Recent legislation and protests have brought media and legal attention to the topic of forced arbitration. The troubling issue is that many companies are including clauses in their intimidatingly long contracts which state that any complaints from consumers must be settled through arbitration, rather than in court. Arbitration exists as an alternative to a civil claim brought through a state or federal court, in order to lighten the load faced by the legal system. However, when customers have no choice in how to pursue claims, they are denied their Seventh Amendment right to a trial by jury for civil matters.
Forced arbitration clauses box consumers into a set option for pursuing a complaint. Typically, the ability to seek compensation in Court is denied, and if an issue arises between multiple customers, they must settle claims through arbitration individually. Class action suits are not an option, even if it is clearly more feasible to do so. This is a huge concern for consumers, as many issues, such as a defective product, could affect thousands of customers. These individuals would have to seek compensation separately, keeping many from receiving the compensation that they would be entitled to.
Forced arbitration clauses limit individuals when pursuing claims for issues such as:
- Defective products
- False advertising
- Dishonest business or billing practices
- Employee misclassification
- Denial of rightful wages
However, the reverse usually does not apply. If the company has reason to seek compensation from a consumer, they are still able to take them to court if they choose. These unbalanced limitations have come under scrutiny from groups such as the National Association of Consumer Advocates.
Companies across a wide range of fields and services have adopted versions of forced arbitration clauses into their contracts and terms of service. Some of the areas which most commonly employ forced arbitration are:
- Cable and Internet Providers: Companies such as DirectTV, Verizon, Comcast, Clearwire, and Time Warner Cable all include forms of forced arbitration clauses in their contracts, preventing consumers from filing suit over inflated bills and other concerns.

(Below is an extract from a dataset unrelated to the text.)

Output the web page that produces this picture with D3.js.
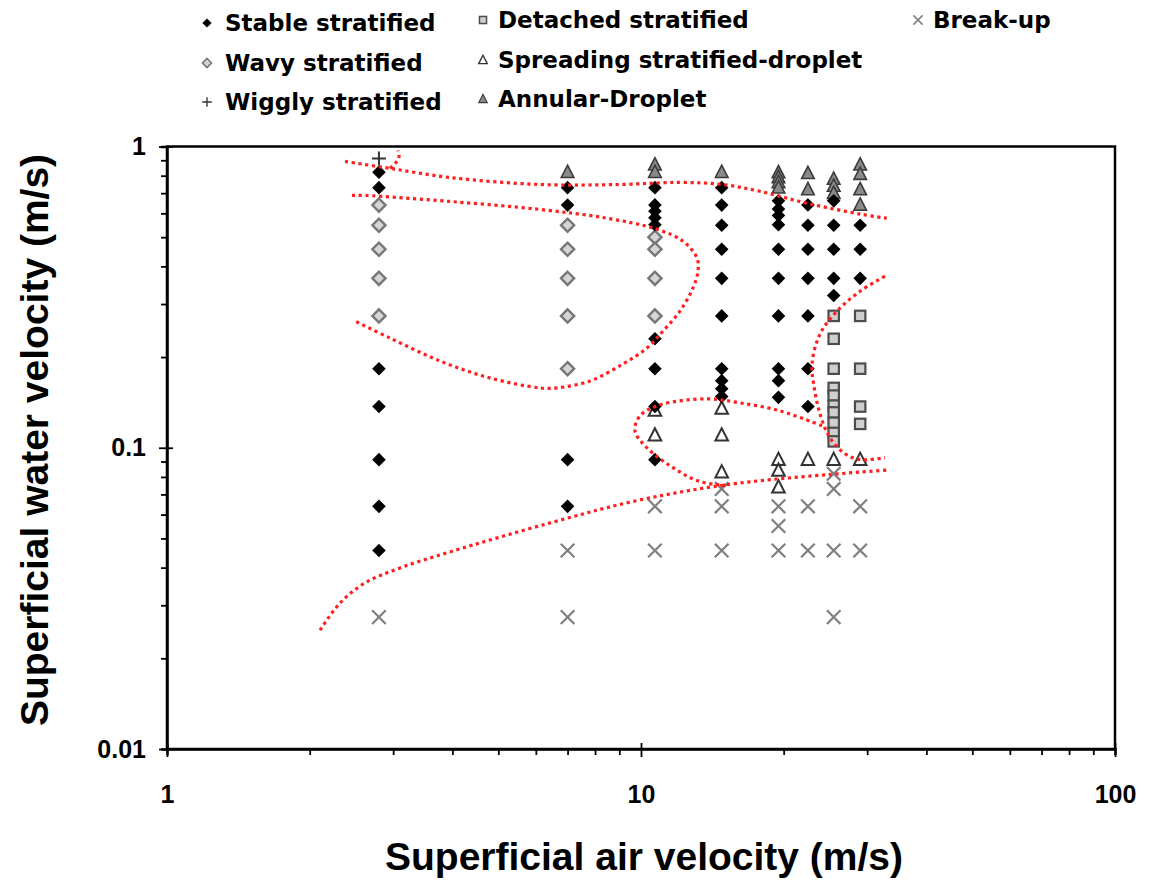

- Phone Service Providers: AT&T, Sprint, T-Mobile, and Tracfone force consumers into arbitration through clauses in their massive contracts.

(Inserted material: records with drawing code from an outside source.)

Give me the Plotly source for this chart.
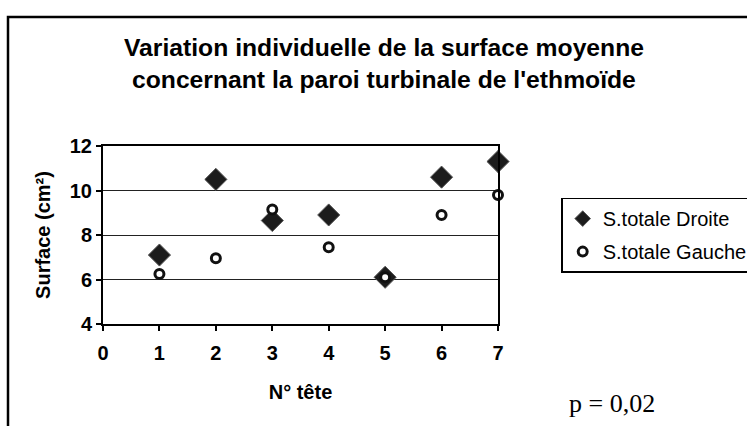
import plotly.graph_objects as go

# N° tête (specimen number) and mean surfaces in cm²
tete = [1, 2, 3, 4, 5, 6, 7]
droite = [7.1, 10.5, 8.65, 8.9, 6.1, 10.6, 11.3]
gauche = [6.25, 6.95, 9.15, 7.45, 6.1, 8.9, 9.8]

x_ticks = [0, 1, 2, 3, 4, 5, 6, 7]
y_ticks = [4, 6, 8, 10, 12]

title_lines = [
    "Variation individuelle de la surface moyenne",
    "concernant la paroi turbinale de l'ethmoïde",
]
p_text = "p = 0,02"

SANS = "Liberation Sans, Arial, sans-serif"
SERIF = "Liberation Serif, Times New Roman, serif"

DIAMOND = dict(symbol="diamond", color="#1c1c1c",
               line=dict(width=1, color="#555555"))
RING = dict(symbol="circle", color="white",
            line=dict(width=3, color="#111111"))

fig = go.Figure()

fig.add_trace(go.Scatter(
    x=tete, y=droite, mode="markers", name="S.totale Droite",
    showlegend=False, marker=dict(size=17, **DIAMOND), cliponaxis=False,
))
fig.add_trace(go.Scatter(
    x=tete, y=gauche, mode="markers", name="S.totale Gauche",
    showlegend=False, marker=dict(size=9, **RING), cliponaxis=False,
))

# legend entries with smaller symbols than the plotted points
fig.add_trace(go.Scatter(
    x=[None], y=[None], mode="markers", name="S.totale Droite",
    legendgroup="d", marker=dict(size=12, **DIAMOND),
))
fig.add_trace(go.Scatter(
    x=[None], y=[None], mode="markers", name="S.totale Gauche",
    legendgroup="g", marker=dict(size=9, **RING),
))

axis_common = dict(
    showline=True, linecolor="black", linewidth=2, mirror=True,
    ticks="outside", ticklen=5, tickwidth=1.5, tickcolor="black",
    tickfont=dict(family=SANS, size=20, color="black", weight="bold"),
    zeroline=False,
)

fig.update_xaxes(
    range=[0, 7], tickvals=x_ticks, showgrid=False,
    ticklabelstandoff=5,
    title=dict(text="<b>N° tête</b>", standoff=22,
               font=dict(family=SANS, size=20, color="black")),
    **axis_common,
)
fig.update_yaxes(
    range=[4, 12], tickvals=y_ticks, showgrid=True,
    gridcolor="#222222", gridwidth=1,
    title=dict(text="<b>Surface (cm²)</b>", standoff=14,
               font=dict(family=SANS, size=20, color="black")),
    **axis_common,
)

# two-line title
for txt, yp in zip(title_lines, [1.556, 1.373]):
    fig.add_annotation(
        text=f"<b>{txt}</b>", xref="paper", yref="paper",
        x=0.711, y=yp, xanchor="center", yanchor="middle",
        showarrow=False, font=dict(family=SANS, size=24.7, color="black"),
    )

fig.add_annotation(
    text=p_text, xref="paper", yref="paper",
    x=1.289, y=-0.444, xanchor="center", yanchor="middle",
    showarrow=False, font=dict(family=SERIF, size=26, color="black"),
)

# outer chart frame
fig.add_shape(
    type="rect", xref="paper", yref="paper",
    x0=-0.2405, y0=-0.75, x1=1.75, y1=1.7247,
    line=dict(color="black", width=2.5), fillcolor="rgba(0,0,0,0)",
    layer="below",
)

fig.update_layout(
    width=747, height=426,
    margin=dict(l=103, r=249, t=146, b=102, autoexpand=False),
    paper_bgcolor="white", plot_bgcolor="white",
    showlegend=True,
    legend=dict(
        x=1.16, y=0.71, xanchor="left", yanchor="top",
        bgcolor="white", bordercolor="black", borderwidth=1.5,
        font=dict(family=SANS, size=20, color="black"),
        traceorder="grouped", tracegroupgap=4,
        itemsizing="trace",
    ),
)

fig.write_html("out.html")
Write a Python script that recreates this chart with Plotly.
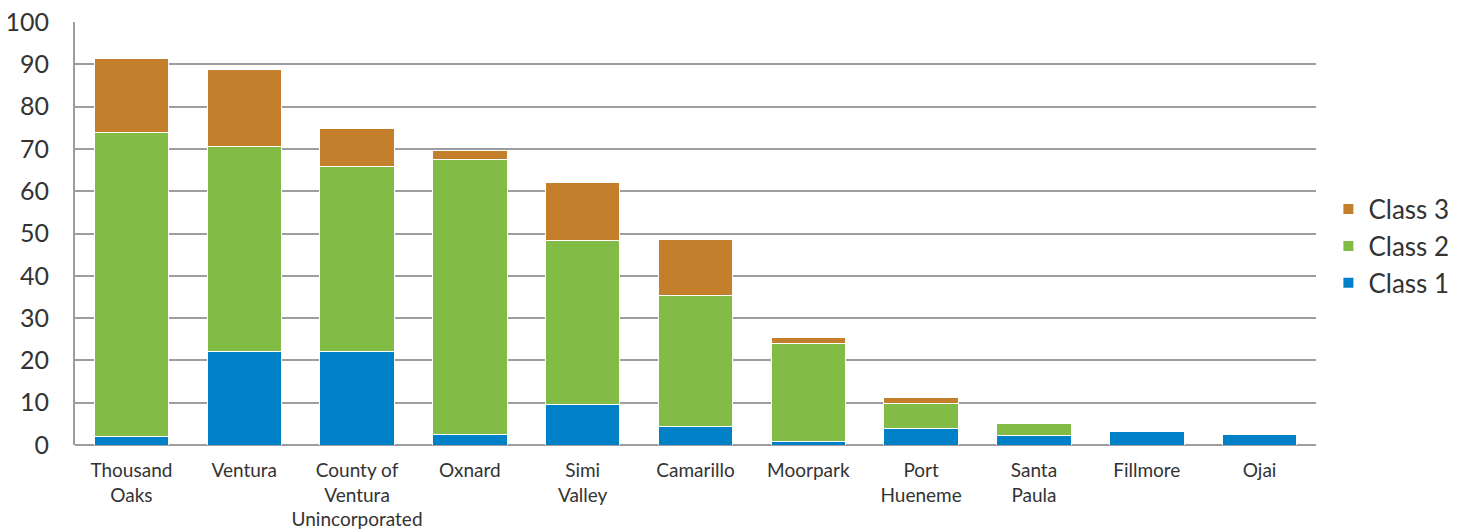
import plotly.graph_objects as go

ciudades = ['Thousand<br>Oaks', 'Ventura', 'County of<br>Ventura<br>Unincorporated', 'Oxnard',
            'Simi<br>Valley', 'Camarillo', 'Moorpark', 'Port<br>Hueneme', 'Santa<br>Paula',
            'Fillmore', 'Ojai']
class_1 = [1.9, 22.1, 22.1, 2.6, 9.5, 4.4, 0.8, 3.8, 2.3, 3.1, 2.6]
class_2 = [71.9, 48.4, 43.8, 64.9, 38.9, 30.9, 23.3, 5.9, 2.8, 0, 0]
class_3 = [17.6, 18.3, 8.9, 2.2, 13.7, 13.3, 1.3, 1.5, 0, 0, 0]

fig = go.Figure()
for nome, vals, cor in [('Class 1', class_1, '#0080C6'),
                        ('Class 2', class_2, '#82BC47'),
                        ('Class 3', class_3, '#C47F2C')]:
    fig.add_trace(go.Bar(
        x=ciudades, y=vals, name=nome,
        marker=dict(color=cor, line=dict(color='white', width=1)),
    ))

# a pagina tem margem de 8px no body
fig.update_layout(
    barmode='stack',
    bargap=0.34,
    width=1458, height=523,
    margin=dict(l=67, r=148, t=14, b=86),
    plot_bgcolor='white', paper_bgcolor='white',
    font=dict(family='Lato', color='#333333'),
    legend=dict(
        traceorder='reversed',
        x=1.01, xanchor='left', y=0.47, yanchor='middle',
        font=dict(size=26), itemsizing='constant',
        tracegroupgap=0,
    ),
)
fig.update_yaxes(
    range=[0, 100], dtick=10, automargin=False,
    showgrid=True, gridcolor='#9d9da1', gridwidth=2,
    showline=True, linecolor='#9d9da1', linewidth=2,
    zeroline=True, zerolinecolor='#9d9da1', zerolinewidth=2,
    tickfont=dict(size=25, color='#333333'),
    ticks='', ticklabelstandoff=19, ticklabeloverflow='allow',
)
fig.update_xaxes(
    showline=False, showgrid=False, automargin=False,
    tickfont=dict(size=19, color='#333333'),
    ticks='', ticklabelstandoff=12, ticklabeloverflow='allow',
)

fig.write_html("out.html")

- Banking and Credit: It may seem unusual to file suit against a bank, but Wells Fargo, US Bank, Regions, Discover, Chase, American Express force their customers into arbitration for concerns such as errors in handling funds.
- Electronics and Gaming: Sony, Dell, Toshiba, Gateway, Electronic Arts, Xbox Live, and Microsoft prevent customers from filing a claim in court for defective products and other issues.
- Nursing Homes: If a loved one is placed in the care of a nursing home such as Carrington Place, Covenant Dove, Driftwood, Kindred Nursing Center, or OP Winter Haven, forced arbitration clauses will keep family members from seeking compensation in court if any abuse occurs.
- Home Builders: Lennar, Centex, KB Home, D.R. Horton, NVR, Ryland Homes, Beazer Homes and other companies are preventing customers from suing if their home has a flaw, which can include extremely expensive repairs and threaten harm to those who live inside them.
- Entertainment and Online Retailers: While it may seem odd to file a complaint against services such as Amazon.com, Barnes & Noble, Netflix, Hulu, Groupon, eBay, Paypal, or Dropbox, these companies prevent consumers from appearing in court if, for instance, PayPal’s security was breached and your personal information was stolen.
- Employers: Those who work for businesses such as Forever 21, Hobby Lobby, Dillard’s, Nordstrom, and Papa John’s sign away their right to pursue a claim if they are denied their rightful wages, and often times they are banned from a class action suit to pursue a misclassification issue or other problem that affects many workers.
Unfortunately, the widespread use of forced arbitration clauses leave consumers with no alternative in some fields. Fortunately, some groups are fighting back against this trend, and individuals can help by educating themselves on this issue. Spreading awareness of forced arbitration and pressuring companies to reject these clauses can help protect consumers’ rights for the future.